IS sexual intimidation all too common in Japan? American civil rights leader the Reverend Jesse Jackson has been visiting the country to argue just that.

After accusations of widespread sexual harassment of women at Mitsubishi Motors' US plant, Mr Jackson was in Japan as a first step in what he labels a crusade to promote human and civil rights in the Asia-Pacific region.

He noted that whenever anyone visited a Japanese company the people in authority were all greying men.

Successful women are rare in Japan's corporate world. Most women are expected to work for a few years, snare a husband - preferably from the same company - and then raise the next generation.

Male and female roles are strictly determined, which can lead to all kinds of intimidation and harassment, argues Mieko Matsumoto, a Japanese woman attempting to build a career and raise a family.

'It's like some kind of oppressive blanket, smothering your every action,' she says, trying to explain how she feels sexual bias influences her life as a woman in Japan.

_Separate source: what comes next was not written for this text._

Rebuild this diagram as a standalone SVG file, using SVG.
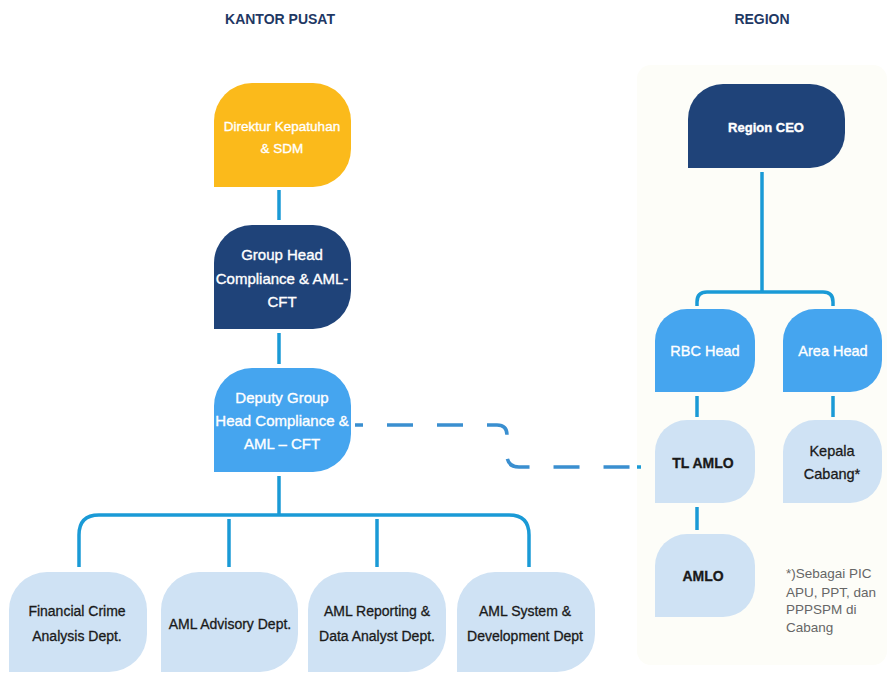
<svg xmlns="http://www.w3.org/2000/svg" width="887" height="675" viewBox="0 0 887 675">
<style>
text{font-family:"Liberation Sans",Arial,sans-serif;text-anchor:middle}
.hdr{font-size:14px;font-weight:bold;fill:#1F3864}
.w{fill:#FFFFFF;stroke:#FFFFFF;stroke-width:0.35}
.d{fill:#1A1A1A;stroke:#1A1A1A;stroke-width:0.3}
.yel{fill:#FBBA1B}
.navy{fill:#1F4379}
.mid{fill:#45A5EF}
.lt{fill:#CFE2F4}
.con{fill:none;stroke:#1A9AD6;stroke-width:3.5}
.dash{fill:none;stroke:#3A8FD0;stroke-width:3.5;stroke-dasharray:26 24}
.note{font-size:13.5px;fill:#666666;text-anchor:start}
</style>
<rect x="637" y="65" width="250" height="600" rx="14" fill="#FDFDF8"/>
<text class="hdr" x="280" y="24">KANTOR PUSAT</text>
<text class="hdr" x="762" y="24">REGION</text>
<g id="connectors">
<path class="con" d="M279 190V220"/>
<path class="con" d="M279 333V364"/>
<path class="con" d="M279 476V515"/>
<path class="con" d="M79 567V535Q79 515 99 515H509Q529 515 529 535V567"/>
<path class="con" d="M229 519V567"/>
<path class="con" d="M377 519V567"/>
<path class="con" d="M762 172V292"/>
<path class="con" d="M697 306V302Q697 292 707 292H823Q833 292 833 302V306"/>
<path class="con" d="M697 396V417"/>
<path class="con" d="M833 396V417"/>
<path class="con" d="M697 507V530"/>
<path class="dash" d="M355 425H497Q507 425 507 435V455Q507 467 519 467H641" stroke-dashoffset="18"/>
<path class="con" stroke="#3A8FD0" d="M637 467H641"/>
</g>
<g id="direktur">
<path class="yel" d="M214 187V121A38 38 0 0 1 252 83H313A38 38 0 0 1 351 121V149A38 38 0 0 1 313 187Z"/>
<text class="w" font-size="13.5" x="282" y="131">Direktur Kepatuhan</text>
<text class="w" font-size="13.5" x="282" y="153">&amp; SDM</text>
</g>
<g id="grouphead">
<path class="navy" d="M214 329V263A38 38 0 0 1 252 225H313A38 38 0 0 1 351 263V291A38 38 0 0 1 313 329Z"/>
<text class="w" font-size="15" x="282" y="260">Group Head</text>
<text class="w" font-size="15" x="282" y="284">Compliance &amp; AML-</text>
<text class="w" font-size="15" x="282" y="307">CFT</text>
</g>
<g id="deputy">
<path class="mid" d="M214 472V406A38 38 0 0 1 252 368H313A38 38 0 0 1 351 406V434A38 38 0 0 1 313 472Z"/>
<text class="w" font-size="15" x="282" y="403">Deputy Group</text>
<text class="w" font-size="15" x="282" y="426">Head Compliance &amp;</text>
<text class="w" font-size="15" x="282" y="449">AML – CFT</text>
</g>
<g id="financial">
<path class="lt" d="M9 672V610A38 38 0 0 1 47 572H109A38 38 0 0 1 147 610V634A38 38 0 0 1 109 672Z"/>
<text class="d" font-size="14" x="77" y="616">Financial Crime</text>
<text class="d" font-size="14" x="77" y="641">Analysis Dept.</text>
</g>
<g id="advisory">
<path class="lt" d="M161 672V610A38 38 0 0 1 199 572H260A38 38 0 0 1 298 610V634A38 38 0 0 1 260 672Z"/>
<text class="d" font-size="14" x="230" y="629">AML Advisory Dept.</text>
</g>
<g id="reporting">
<path class="lt" d="M308 672V610A38 38 0 0 1 346 572H408A38 38 0 0 1 446 610V634A38 38 0 0 1 408 672Z"/>
<text class="d" font-size="14" x="377" y="616">AML Reporting &amp;</text>
<text class="d" font-size="14" x="377" y="641">Data Analyst Dept.</text>
</g>
<g id="system">
<path class="lt" d="M457 672V610A38 38 0 0 1 495 572H557A38 38 0 0 1 595 610V634A38 38 0 0 1 557 672Z"/>
<text class="d" font-size="14" x="525" y="616">AML System &amp;</text>
<text class="d" font-size="14" x="525" y="641">Development Dept</text>
</g>
<g id="regionceo">
<path class="navy" d="M688 168V119A35 35 0 0 1 723 84H810A35 35 0 0 1 845 119V133A35 35 0 0 1 810 168Z"/>
<text class="w" font-size="13" font-weight="bold" x="766" y="132">Region CEO</text>
</g>
<g id="rbchead">
<path class="mid" d="M655 392V341A32 32 0 0 1 687 309H723A32 32 0 0 1 755 341V360A32 32 0 0 1 723 392Z"/>
<text class="w" font-size="14.5" x="705" y="356">RBC Head</text>
</g>
<g id="areahead">
<path class="mid" d="M783 392V341A32 32 0 0 1 815 309H850A32 32 0 0 1 882 341V360A32 32 0 0 1 850 392Z"/>
<text class="w" font-size="14.5" x="833" y="356">Area Head</text>
</g>
<g id="tlamlo">
<path class="lt" d="M655 503V452A32 32 0 0 1 687 420H723A32 32 0 0 1 755 452V471A32 32 0 0 1 723 503Z"/>
<text class="d" font-size="14" font-weight="bold" x="703" y="468">TL AMLO</text>
</g>
<g id="kepala">
<path class="lt" d="M783 503V452A32 32 0 0 1 815 420H850A32 32 0 0 1 882 452V471A32 32 0 0 1 850 503Z"/>
<text class="d" font-size="14.5" x="832" y="456">Kepala</text>
<text class="d" font-size="14.5" x="832" y="479">Cabang*</text>
</g>
<g id="amlo">
<path class="lt" d="M655 617V566A32 32 0 0 1 687 534H723A32 32 0 0 1 755 566V585A32 32 0 0 1 723 617Z"/>
<text class="d" font-size="14" font-weight="bold" x="703" y="581">AMLO</text>
</g>
<g id="footnote">
<text class="note" x="786" y="578">*)Sebagai PIC</text>
<text class="note" x="786" y="597">APU, PPT, dan</text>
<text class="note" x="786" y="614">PPPSPM di</text>
<text class="note" x="786" y="632">Cabang</text>
</g>
</svg>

'Japanese society sees men and women as two distinct types, with women as the lesser equal. Any woman breaking that mould invites trouble. The whole structure of Japanese society works to keep these stereotypes in place.' From job advertisements for 'office flowers' to staff reception desks to women being expected to serve male staff members coffee and tea during the day, any career-minded woman faces huge stumbling blocks if her goal is to be treated as a corporate equal.

During Japan's recent recession, there have been increasing reports of new male graduates being favoured over their female counterparts as well as stories of women being asked their breast size or marital status during job interviews.

Foreign women in Japan frequently express amazement at the prevalence of soft and hard porn openly read on crowded trains. Afternoon papers run pages of advertisements for prostitutes.

So it is no surprise that Japanese women, and foreign women working for Japanese firms, face intimidation and harassment.

Career success for a woman in Japan is now being likened to cracking a cement ceiling, rather than the glass ceiling spoken of in the West.

Sexual harassment takes the same form as everywhere else in the world - unwanted fondling, invitations from superiors that are difficult to refuse, and sexual innuendoes and propositions. But how do Japanese women fight back? Japan's equal opportunity law, passed in 1986, has no teeth. It contains no punitive measures for companies that break the law. Indeed, the few Japanese women who have been willing to take the matter to court have been forced to pursue civil suits for defamation.

Sexual harassment itself is not illegal.